- Folha de S. Paulo
Em 1984, profissionais da imprensa se arriscaram em nome do exercício digno da profissão
Era janeiro de 1984, ainda vivíamos sob ditadura e o presidente era João Figueiredo, que preferia o cheiro de cavalos ao do povo. O general estava aborrecido com os fotógrafos que cobriam o Palácio do Planalto porque os jornais noticiaram uma cena constrangedora entre ele e o então deputado Paulo Maluf, ocorrida no gabinete presidencial.
Naquela época, repórteres de texto não eram autorizados a entrar no gabinete. Os fotógrafos, então, relataram o que presenciaram aos seus colegas. E foi assim que o presidente e seus aspones perceberam que os fotógrafos tinham ouvidos e boca, além de olhos bem atentos.

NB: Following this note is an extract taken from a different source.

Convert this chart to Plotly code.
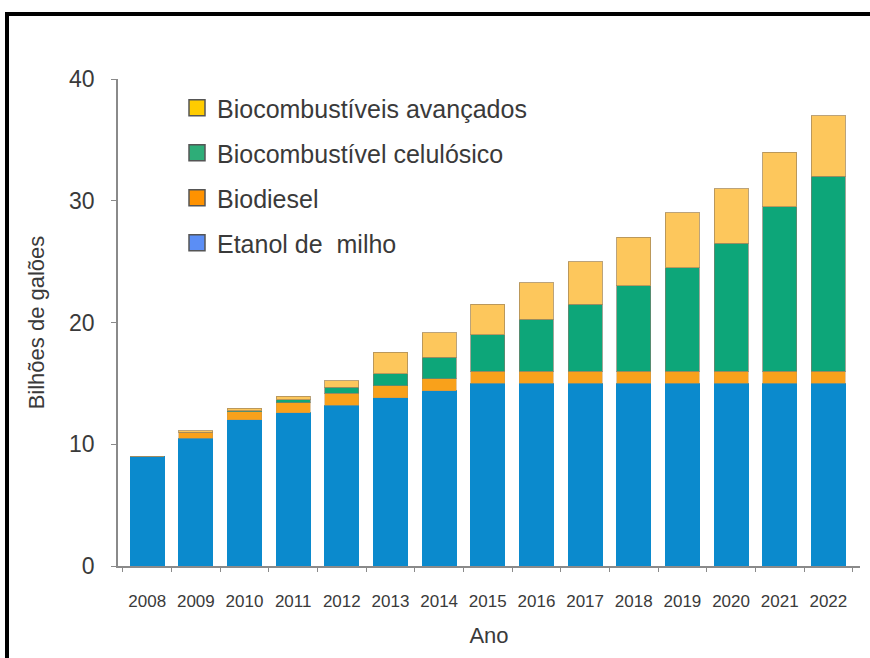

Em represália, os fotógrafos foram proibidos de entrar no gabinete. E o Planalto passou a distribuir às Redações as fotos feitas apenas pelo fotógrafo oficial. O material chapa-branca era deixado nos escaninhos que os jornais tinham na sala de imprensa. Os fotógrafos passaram a rasgar as fotos.
Mas eles queriam um protesto de maior impacto e que desse um recado claro ao ditador de que não aceitariam restrições ao seu trabalho. Combinaram, então, que depositariam câmeras e equipamentos no chão quando o general descesse a rampa do palácio.
A única foto conhecida desse protesto —corajoso e inteligente— mostra os profissionais de braços cruzados enquanto o presidente passa por eles com sua carranca habitual.
O documentário “A Culpa É da Foto”, disponível no YouTube, reconstitui o episódio em todos os detalhes. Sobressai no filme a postura altiva dos profissionais que se arriscaram em nome do exercício digno da profissão —e foram readmitidos no gabinete presidencial. Não custa lembrar: Figueiredo era o presidente do “prendo e arrebento”.
Hoje, temos um presidente que se compraz em distribuir bananas e todo tipo de ataque sórdido contra jornalistas que ousam desagradá-lo. Que a rebeldia de 36 anos atrás nos sirva de inspiração.